# What you will do
Print the lines of the data, starting with the first, up to and including the line where "const legendIcons: Record<string, string>" appears.

# Dataset extract
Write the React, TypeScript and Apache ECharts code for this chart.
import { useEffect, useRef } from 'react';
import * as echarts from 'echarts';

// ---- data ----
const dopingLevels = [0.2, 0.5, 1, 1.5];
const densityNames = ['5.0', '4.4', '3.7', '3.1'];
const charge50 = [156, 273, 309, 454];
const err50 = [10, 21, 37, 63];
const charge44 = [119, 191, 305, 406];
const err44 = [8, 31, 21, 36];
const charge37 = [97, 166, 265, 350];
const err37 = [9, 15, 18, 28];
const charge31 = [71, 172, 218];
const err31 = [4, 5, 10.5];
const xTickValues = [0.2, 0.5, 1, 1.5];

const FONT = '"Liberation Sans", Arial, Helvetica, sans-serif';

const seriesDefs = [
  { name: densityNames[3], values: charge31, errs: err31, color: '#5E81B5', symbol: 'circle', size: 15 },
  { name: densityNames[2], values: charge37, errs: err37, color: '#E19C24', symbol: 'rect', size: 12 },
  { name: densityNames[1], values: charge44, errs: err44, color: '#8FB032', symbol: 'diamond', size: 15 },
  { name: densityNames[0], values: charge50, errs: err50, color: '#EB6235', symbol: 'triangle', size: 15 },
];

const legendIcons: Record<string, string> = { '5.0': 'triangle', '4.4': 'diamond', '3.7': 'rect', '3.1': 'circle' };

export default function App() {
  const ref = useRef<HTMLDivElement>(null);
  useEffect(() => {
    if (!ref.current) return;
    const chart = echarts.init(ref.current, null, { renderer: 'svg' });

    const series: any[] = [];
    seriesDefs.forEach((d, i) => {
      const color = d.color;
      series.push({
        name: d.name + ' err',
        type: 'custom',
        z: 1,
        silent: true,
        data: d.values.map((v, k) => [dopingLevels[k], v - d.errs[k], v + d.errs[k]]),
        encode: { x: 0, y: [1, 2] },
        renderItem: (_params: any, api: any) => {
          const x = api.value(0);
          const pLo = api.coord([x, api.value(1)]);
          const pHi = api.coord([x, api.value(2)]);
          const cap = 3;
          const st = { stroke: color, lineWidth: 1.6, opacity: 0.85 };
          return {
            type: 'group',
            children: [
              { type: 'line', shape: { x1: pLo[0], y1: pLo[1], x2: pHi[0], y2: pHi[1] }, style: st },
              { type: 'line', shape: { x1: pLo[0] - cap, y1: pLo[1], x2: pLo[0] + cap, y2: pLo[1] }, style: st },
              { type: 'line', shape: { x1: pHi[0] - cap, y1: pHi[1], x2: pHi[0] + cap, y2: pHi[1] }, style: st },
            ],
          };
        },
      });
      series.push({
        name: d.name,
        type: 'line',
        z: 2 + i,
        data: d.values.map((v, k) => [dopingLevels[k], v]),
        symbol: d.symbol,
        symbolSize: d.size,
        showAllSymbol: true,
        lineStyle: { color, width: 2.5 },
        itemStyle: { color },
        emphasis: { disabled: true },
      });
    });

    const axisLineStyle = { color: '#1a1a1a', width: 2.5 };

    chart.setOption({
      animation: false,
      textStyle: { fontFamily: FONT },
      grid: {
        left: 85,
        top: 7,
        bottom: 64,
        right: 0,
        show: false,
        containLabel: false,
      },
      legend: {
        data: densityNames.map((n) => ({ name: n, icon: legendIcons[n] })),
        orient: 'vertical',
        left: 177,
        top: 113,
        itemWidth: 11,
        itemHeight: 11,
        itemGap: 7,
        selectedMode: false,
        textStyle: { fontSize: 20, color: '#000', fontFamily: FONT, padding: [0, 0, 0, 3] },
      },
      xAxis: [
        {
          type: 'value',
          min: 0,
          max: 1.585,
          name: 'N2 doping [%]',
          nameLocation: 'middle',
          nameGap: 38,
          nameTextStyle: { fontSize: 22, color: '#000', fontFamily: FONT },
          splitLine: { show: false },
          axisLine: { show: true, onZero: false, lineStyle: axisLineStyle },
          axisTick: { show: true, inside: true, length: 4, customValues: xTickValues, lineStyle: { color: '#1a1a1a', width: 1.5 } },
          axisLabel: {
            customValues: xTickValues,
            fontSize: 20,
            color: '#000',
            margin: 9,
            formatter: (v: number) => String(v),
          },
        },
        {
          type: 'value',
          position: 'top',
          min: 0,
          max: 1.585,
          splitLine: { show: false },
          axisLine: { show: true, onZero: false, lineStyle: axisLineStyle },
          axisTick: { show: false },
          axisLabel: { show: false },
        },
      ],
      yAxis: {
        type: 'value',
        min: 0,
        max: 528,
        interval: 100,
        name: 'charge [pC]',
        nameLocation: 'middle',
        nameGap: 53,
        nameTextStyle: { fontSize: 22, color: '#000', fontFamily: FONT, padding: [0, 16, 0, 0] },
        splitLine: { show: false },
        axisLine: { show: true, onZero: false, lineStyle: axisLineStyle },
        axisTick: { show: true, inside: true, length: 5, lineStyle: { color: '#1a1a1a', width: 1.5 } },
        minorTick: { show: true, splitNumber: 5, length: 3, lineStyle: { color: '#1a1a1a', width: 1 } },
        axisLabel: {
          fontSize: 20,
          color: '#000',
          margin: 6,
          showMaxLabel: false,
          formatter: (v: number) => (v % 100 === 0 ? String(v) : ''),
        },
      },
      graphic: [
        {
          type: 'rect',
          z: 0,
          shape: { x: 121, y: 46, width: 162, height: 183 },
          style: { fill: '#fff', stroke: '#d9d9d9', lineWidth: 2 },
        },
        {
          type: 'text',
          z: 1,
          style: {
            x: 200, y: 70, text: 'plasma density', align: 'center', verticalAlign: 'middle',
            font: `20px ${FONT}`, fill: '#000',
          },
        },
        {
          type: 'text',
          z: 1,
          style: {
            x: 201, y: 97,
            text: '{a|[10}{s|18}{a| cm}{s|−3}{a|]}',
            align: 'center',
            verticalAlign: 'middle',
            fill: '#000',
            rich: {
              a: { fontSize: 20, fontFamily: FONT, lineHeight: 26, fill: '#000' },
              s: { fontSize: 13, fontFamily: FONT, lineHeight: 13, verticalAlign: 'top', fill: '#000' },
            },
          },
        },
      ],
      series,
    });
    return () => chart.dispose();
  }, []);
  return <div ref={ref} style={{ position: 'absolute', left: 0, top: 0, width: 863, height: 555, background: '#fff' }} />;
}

# Output
Write the React, TypeScript and Apache ECharts code for this chart.
import { useEffect, useRef } from 'react';
import * as echarts from 'echarts';

// ---- data ----
const dopingLevels = [0.2, 0.5, 1, 1.5];
const densityNames = ['5.0', '4.4', '3.7', '3.1'];
const charge50 = [156, 273, 309, 454];
const err50 = [10, 21, 37, 63];
const charge44 = [119, 191, 305, 406];
const err44 = [8, 31, 21, 36];
const charge37 = [97, 166, 265, 350];
const err37 = [9, 15, 18, 28];
const charge31 = [71, 172, 218];
const err31 = [4, 5, 10.5];
const xTickValues = [0.2, 0.5, 1, 1.5];

const FONT = '"Liberation Sans", Arial, Helvetica, sans-serif';

const seriesDefs = [
  { name: densityNames[3], values: charge31, errs: err31, color: '#5E81B5', symbol: 'circle', size: 15 },
  { name: densityNames[2], values: charge37, errs: err37, color: '#E19C24', symbol: 'rect', size: 12 },
  { name: densityNames[1], values: charge44, errs: err44, color: '#8FB032', symbol: 'diamond', size: 15 },
  { name: densityNames[0], values: charge50, errs: err50, color: '#EB6235', symbol: 'triangle', size: 15 },
];

const legendIcons: Record<string, string> = { '5.0': 'triangle', '4.4': 'diamond', '3.7': 'rect', '3.1': 'circle' };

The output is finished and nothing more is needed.